Task description:
Repeat every line exactly, keeping the pictures out of the copy.

Data lines:
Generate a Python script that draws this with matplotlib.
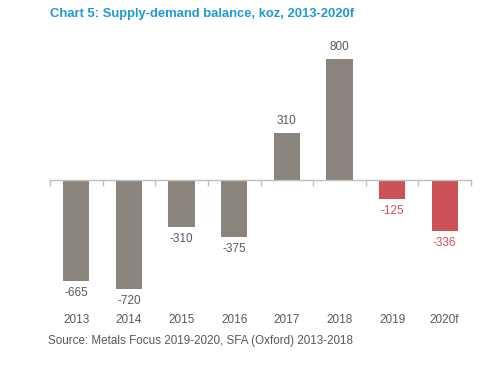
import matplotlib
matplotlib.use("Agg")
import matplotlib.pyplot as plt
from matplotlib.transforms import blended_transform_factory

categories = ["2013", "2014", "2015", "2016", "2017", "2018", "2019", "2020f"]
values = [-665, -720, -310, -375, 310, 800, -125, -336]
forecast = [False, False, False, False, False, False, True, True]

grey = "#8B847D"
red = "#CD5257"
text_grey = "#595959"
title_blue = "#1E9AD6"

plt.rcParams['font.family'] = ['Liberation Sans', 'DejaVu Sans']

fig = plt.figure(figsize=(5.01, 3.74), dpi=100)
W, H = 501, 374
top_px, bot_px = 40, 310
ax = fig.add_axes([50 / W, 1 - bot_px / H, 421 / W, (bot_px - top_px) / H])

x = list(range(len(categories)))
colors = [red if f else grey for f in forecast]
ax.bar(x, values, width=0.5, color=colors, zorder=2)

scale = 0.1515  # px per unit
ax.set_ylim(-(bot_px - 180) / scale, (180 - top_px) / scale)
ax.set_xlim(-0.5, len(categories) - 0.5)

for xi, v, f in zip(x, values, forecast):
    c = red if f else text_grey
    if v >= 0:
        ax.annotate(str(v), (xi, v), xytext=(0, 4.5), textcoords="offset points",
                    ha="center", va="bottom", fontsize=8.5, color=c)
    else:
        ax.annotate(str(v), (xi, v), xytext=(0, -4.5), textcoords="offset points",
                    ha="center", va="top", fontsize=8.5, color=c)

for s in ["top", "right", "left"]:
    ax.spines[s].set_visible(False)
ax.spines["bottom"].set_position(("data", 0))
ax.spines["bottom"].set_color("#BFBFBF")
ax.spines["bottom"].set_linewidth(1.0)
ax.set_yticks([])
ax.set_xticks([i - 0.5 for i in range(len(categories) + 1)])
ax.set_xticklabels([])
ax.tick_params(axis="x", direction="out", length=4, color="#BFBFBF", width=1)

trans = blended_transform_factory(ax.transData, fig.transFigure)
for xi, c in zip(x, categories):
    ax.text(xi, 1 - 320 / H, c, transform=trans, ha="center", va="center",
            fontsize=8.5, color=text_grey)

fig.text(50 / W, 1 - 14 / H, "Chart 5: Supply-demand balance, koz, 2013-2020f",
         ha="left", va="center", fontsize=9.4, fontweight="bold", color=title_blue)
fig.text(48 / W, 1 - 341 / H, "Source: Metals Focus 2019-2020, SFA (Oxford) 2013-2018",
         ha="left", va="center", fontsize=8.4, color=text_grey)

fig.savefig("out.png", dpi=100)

The answer:
Generate a Python script that draws this with matplotlib.
import matplotlib
matplotlib.use("Agg")
import matplotlib.pyplot as plt
from matplotlib.transforms import blended_transform_factory

categories = ["2013", "2014", "2015", "2016", "2017", "2018", "2019", "2020f"]
values = [-665, -720, -310, -375, 310, 800, -125, -336]
forecast = [False, False, False, False, False, False, True, True]

grey = "#8B847D"
red = "#CD5257"
text_grey = "#595959"
title_blue = "#1E9AD6"

plt.rcParams['font.family'] = ['Liberation Sans', 'DejaVu Sans']

fig = plt.figure(figsize=(5.01, 3.74), dpi=100)
W, H = 501, 374
top_px, bot_px = 40, 310
ax = fig.add_axes([50 / W, 1 - bot_px / H, 421 / W, (bot_px - top_px) / H])

x = list(range(len(categories)))
colors = [red if f else grey for f in forecast]
ax.bar(x, values, width=0.5, color=colors, zorder=2)

scale = 0.1515  # px per unit
ax.set_ylim(-(bot_px - 180) / scale, (180 - top_px) / scale)
ax.set_xlim(-0.5, len(categories) - 0.5)

for xi, v, f in zip(x, values, forecast):
    c = red if f else text_grey
    if v >= 0:
        ax.annotate(str(v), (xi, v), xytext=(0, 4.5), textcoords="offset points",
                    ha="center", va="bottom", fontsize=8.5, color=c)
    else:
        ax.annotate(str(v), (xi, v), xytext=(0, -4.5), textcoords="offset points",
                    ha="center", va="top", fontsize=8.5, color=c)

for s in ["top", "right", "left"]:
    ax.spines[s].set_visible(False)
ax.spines["bottom"].set_position(("data", 0))
ax.spines["bottom"].set_color("#BFBFBF")
ax.spines["bottom"].set_linewidth(1.0)
ax.set_yticks([])
ax.set_xticks([i - 0.5 for i in range(len(categories) + 1)])
ax.set_xticklabels([])
ax.tick_params(axis="x", direction="out", length=4, color="#BFBFBF", width=1)

trans = blended_transform_factory(ax.transData, fig.transFigure)
for xi, c in zip(x, categories):
    ax.text(xi, 1 - 320 / H, c, transform=trans, ha="center", va="center",
            fontsize=8.5, color=text_grey)

fig.text(50 / W, 1 - 14 / H, "Chart 5: Supply-demand balance, koz, 2013-2020f",
         ha="left", va="center", fontsize=9.4, fontweight="bold", color=title_blue)
fig.text(48 / W, 1 - 341 / H, "Source: Metals Focus 2019-2020, SFA (Oxford) 2013-2018",
         ha="left", va="center", fontsize=8.4, color=text_grey)

fig.savefig("out.png", dpi=100)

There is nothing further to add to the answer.